This year I finally went to the Digital Direction show at White City. It wasn’t just refreshing. It was mind-bending. It gave me access to emotional, technological, and spatial vocabularies I’d never touched during my own time here.
Zara’s project, an immersive VR experience based on the threapeutic power of colors which lets you paint in 3D space, left me stunned. I didn’t know VR projects could feel so engaging. I did some painting using a VR Brush for the first time using Tilt Brush. It was a beautiful expereince. I was stuck there with her project for an hour or more.
Then came Richa’s project on Himachal Pradesh, about climate change, tourism, and how beauty erodes when consumed with greed. Her visual storytelling carried grief, urgency, and affection for a landscape most people see only in postcards. Also, I have a personal connection with Himachal Pradesh. A few years ago I fell in love with a girl from Himachal when I was NID. So whenver I see a body of work bassed on Himachal, there a smile that naturally appears on my face. Anyway, the pahadi story is a story for another day.

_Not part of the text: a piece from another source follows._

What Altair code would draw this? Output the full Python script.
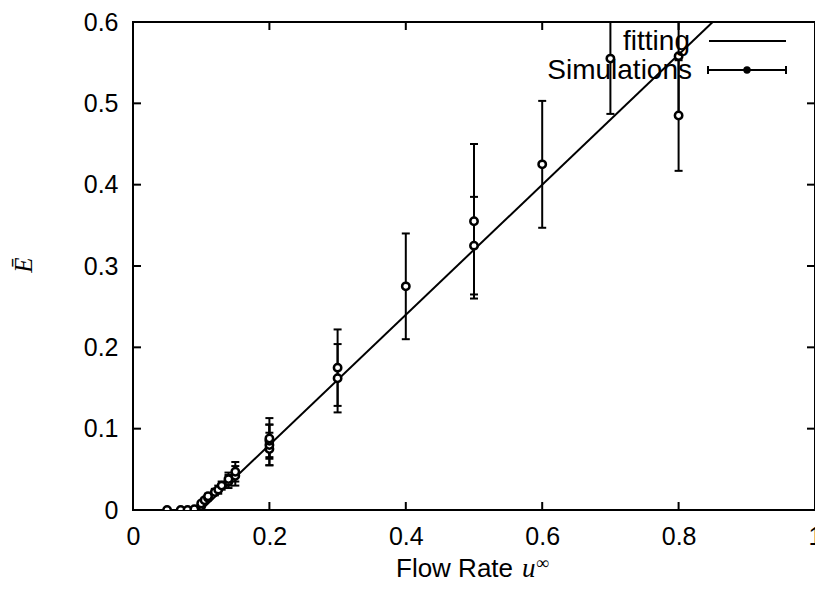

There was another project about names, about the language and weight of being named, of liking or disliking your name. It resonated deeply. Naming is identity. And often, resistance.
I also saw heartbreak too (my favourite topic for art projects XD). A woman used monochrome and brushstrokes to express the ache of love lost. Abstract, quiet, but fierce. That’s the kind of vulnerability art school should protect.
Then there was Imagine an Art School; a project that made me rethink institutional value. It asked people what an ideal art school might look like. It reminded me that RCA is both brilliant and broken. Aspirational and unfinished. That tension is useful. I filled up a sheet he gave me with some sketches and writings.
Students from India, China, Africa, Europe, all gathered here. It wasn’t a melting pot. It was a mosaic. Everyone held their difference. Their origin. Their story.